Copy out, from the entries below, each line holding the string "this".

**Exercise input**
--- start ---

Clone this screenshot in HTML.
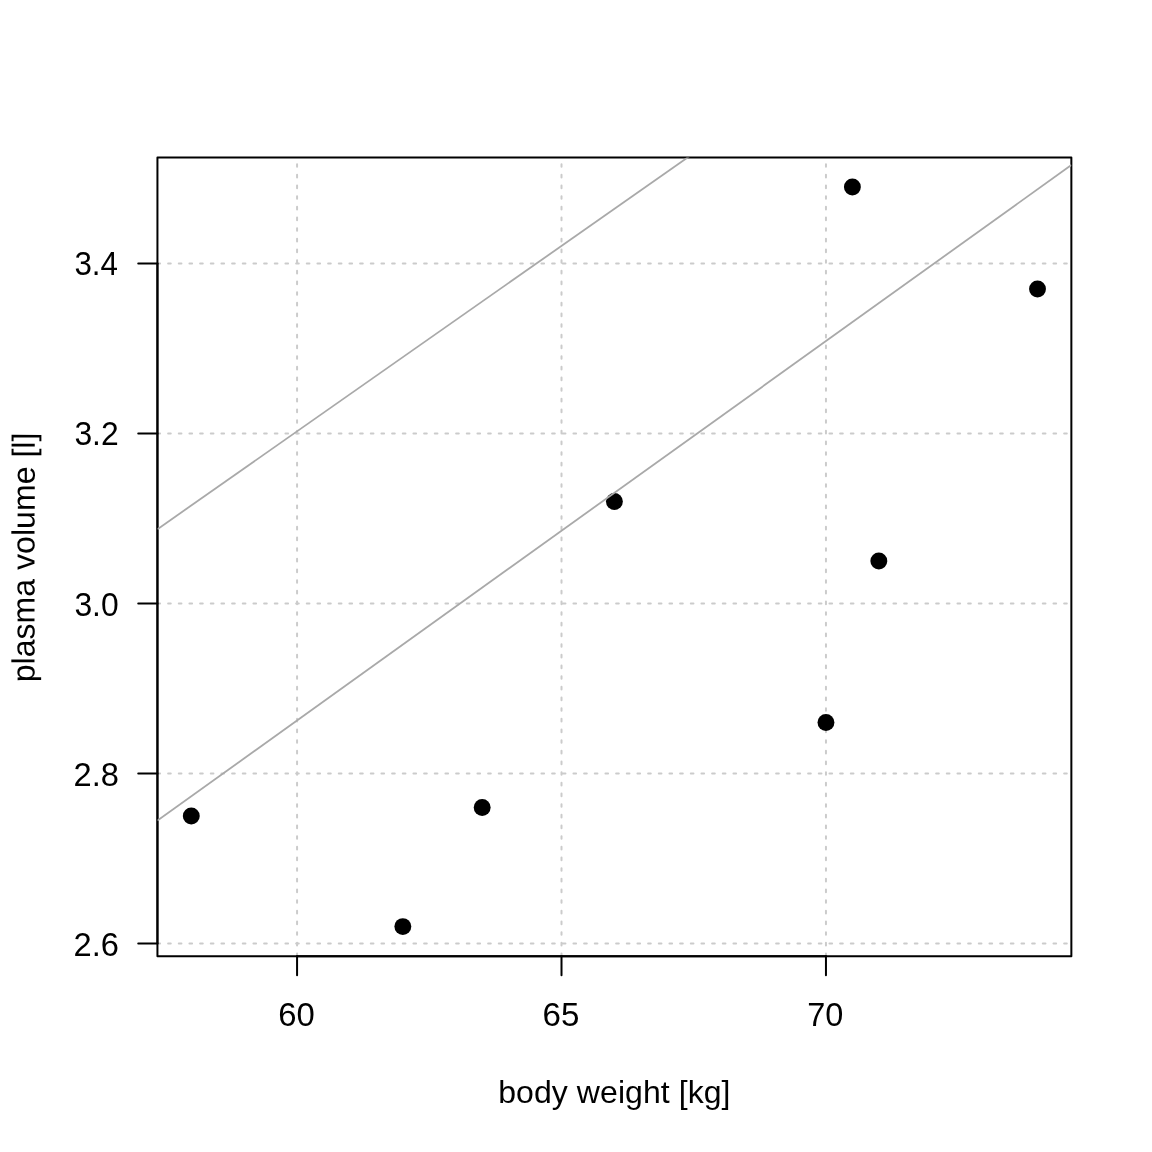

--- end ---
--- start ---

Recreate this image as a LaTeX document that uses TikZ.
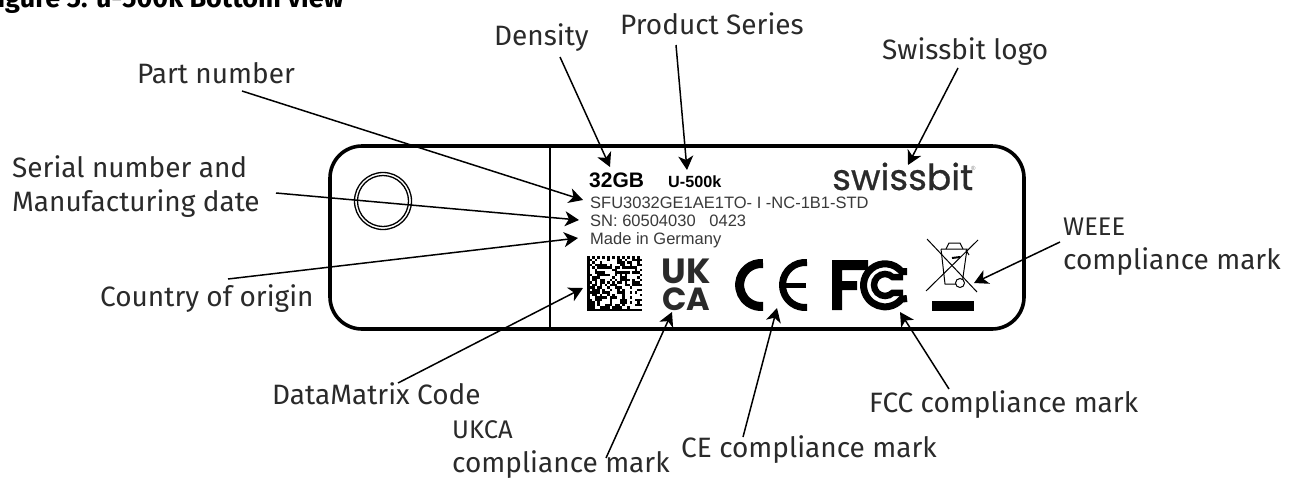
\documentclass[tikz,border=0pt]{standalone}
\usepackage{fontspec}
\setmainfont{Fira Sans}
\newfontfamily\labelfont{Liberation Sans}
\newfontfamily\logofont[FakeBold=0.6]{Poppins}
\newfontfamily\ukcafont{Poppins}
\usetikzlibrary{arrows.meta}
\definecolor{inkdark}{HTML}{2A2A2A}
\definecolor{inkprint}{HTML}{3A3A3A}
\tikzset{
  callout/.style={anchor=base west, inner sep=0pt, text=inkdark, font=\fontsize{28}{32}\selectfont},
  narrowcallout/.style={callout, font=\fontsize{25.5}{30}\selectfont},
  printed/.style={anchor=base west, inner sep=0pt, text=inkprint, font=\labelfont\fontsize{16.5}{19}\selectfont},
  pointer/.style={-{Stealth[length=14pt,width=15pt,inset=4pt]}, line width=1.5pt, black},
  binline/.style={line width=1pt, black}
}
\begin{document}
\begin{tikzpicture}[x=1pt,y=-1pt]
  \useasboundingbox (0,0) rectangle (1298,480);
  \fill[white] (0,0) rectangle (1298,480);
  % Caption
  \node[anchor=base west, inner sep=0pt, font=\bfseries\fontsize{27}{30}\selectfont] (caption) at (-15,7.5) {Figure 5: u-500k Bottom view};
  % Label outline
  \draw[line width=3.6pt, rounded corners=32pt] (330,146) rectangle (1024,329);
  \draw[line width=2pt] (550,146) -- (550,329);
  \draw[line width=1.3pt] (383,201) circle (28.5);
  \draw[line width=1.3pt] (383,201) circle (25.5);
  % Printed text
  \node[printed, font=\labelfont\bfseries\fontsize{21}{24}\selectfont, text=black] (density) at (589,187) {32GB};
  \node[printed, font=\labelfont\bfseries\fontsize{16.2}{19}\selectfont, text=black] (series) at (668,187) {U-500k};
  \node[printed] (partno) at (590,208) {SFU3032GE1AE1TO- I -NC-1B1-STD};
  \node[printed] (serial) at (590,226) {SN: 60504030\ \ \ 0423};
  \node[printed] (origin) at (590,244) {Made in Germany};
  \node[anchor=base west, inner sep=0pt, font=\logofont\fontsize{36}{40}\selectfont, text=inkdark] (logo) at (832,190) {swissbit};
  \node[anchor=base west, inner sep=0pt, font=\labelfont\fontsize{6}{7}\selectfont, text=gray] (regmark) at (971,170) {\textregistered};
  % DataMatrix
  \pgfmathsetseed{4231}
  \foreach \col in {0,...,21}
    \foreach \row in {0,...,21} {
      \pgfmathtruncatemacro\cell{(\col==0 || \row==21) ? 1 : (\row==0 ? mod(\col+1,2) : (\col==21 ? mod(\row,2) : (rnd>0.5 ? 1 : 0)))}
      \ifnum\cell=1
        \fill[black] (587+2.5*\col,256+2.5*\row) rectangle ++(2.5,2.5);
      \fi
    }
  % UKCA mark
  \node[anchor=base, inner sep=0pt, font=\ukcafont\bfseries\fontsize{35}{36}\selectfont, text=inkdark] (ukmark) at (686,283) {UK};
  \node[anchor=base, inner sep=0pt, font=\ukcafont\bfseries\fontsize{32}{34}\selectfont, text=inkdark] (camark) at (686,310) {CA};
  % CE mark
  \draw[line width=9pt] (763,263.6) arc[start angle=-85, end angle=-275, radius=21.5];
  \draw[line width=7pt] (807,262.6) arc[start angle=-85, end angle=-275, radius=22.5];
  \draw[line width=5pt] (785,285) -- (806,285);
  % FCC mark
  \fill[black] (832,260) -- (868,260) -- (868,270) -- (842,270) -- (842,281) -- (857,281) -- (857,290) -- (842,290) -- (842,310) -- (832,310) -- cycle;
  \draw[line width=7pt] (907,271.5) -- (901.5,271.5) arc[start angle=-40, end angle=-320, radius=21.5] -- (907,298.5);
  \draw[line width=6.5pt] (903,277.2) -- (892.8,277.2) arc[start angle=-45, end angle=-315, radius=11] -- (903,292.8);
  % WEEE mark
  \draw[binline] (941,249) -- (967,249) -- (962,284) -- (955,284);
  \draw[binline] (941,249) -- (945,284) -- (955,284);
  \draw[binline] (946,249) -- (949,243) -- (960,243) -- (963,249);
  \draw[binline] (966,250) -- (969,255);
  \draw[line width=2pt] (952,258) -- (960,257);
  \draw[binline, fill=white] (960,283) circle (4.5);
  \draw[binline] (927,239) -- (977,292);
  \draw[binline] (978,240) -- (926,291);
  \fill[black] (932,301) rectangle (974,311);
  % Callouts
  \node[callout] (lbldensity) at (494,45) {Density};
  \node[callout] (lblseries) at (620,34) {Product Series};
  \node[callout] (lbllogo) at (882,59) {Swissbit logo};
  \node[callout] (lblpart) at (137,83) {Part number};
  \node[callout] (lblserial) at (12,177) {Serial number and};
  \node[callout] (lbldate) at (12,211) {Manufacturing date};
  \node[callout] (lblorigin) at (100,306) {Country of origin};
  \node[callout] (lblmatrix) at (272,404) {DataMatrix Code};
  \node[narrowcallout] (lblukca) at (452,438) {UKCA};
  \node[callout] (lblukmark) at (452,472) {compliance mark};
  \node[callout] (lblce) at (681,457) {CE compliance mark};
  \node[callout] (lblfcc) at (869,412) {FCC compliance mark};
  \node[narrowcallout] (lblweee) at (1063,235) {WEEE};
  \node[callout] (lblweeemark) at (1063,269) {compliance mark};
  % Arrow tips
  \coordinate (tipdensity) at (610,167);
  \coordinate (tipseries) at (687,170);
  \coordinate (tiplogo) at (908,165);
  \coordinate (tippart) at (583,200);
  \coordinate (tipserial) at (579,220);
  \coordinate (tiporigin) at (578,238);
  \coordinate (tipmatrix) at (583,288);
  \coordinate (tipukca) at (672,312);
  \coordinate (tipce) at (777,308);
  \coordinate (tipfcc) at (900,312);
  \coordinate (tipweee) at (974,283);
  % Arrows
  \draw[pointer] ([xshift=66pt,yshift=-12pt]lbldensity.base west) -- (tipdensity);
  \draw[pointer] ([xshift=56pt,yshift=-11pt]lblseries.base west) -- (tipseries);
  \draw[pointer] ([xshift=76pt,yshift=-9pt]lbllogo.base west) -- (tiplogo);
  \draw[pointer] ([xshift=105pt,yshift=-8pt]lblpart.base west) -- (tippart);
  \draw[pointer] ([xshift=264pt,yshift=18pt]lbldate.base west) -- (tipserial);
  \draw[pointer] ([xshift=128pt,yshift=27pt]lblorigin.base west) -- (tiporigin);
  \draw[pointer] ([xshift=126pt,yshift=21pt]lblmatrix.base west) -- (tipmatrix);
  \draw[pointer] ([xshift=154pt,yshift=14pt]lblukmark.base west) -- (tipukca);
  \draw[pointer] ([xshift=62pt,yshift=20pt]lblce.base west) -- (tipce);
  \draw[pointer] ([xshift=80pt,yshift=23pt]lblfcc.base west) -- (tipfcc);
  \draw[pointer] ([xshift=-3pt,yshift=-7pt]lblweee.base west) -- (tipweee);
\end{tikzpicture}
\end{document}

--- end ---

**Output below**
Clone this screenshot in HTML.
Recreate this image as a LaTeX document that uses TikZ.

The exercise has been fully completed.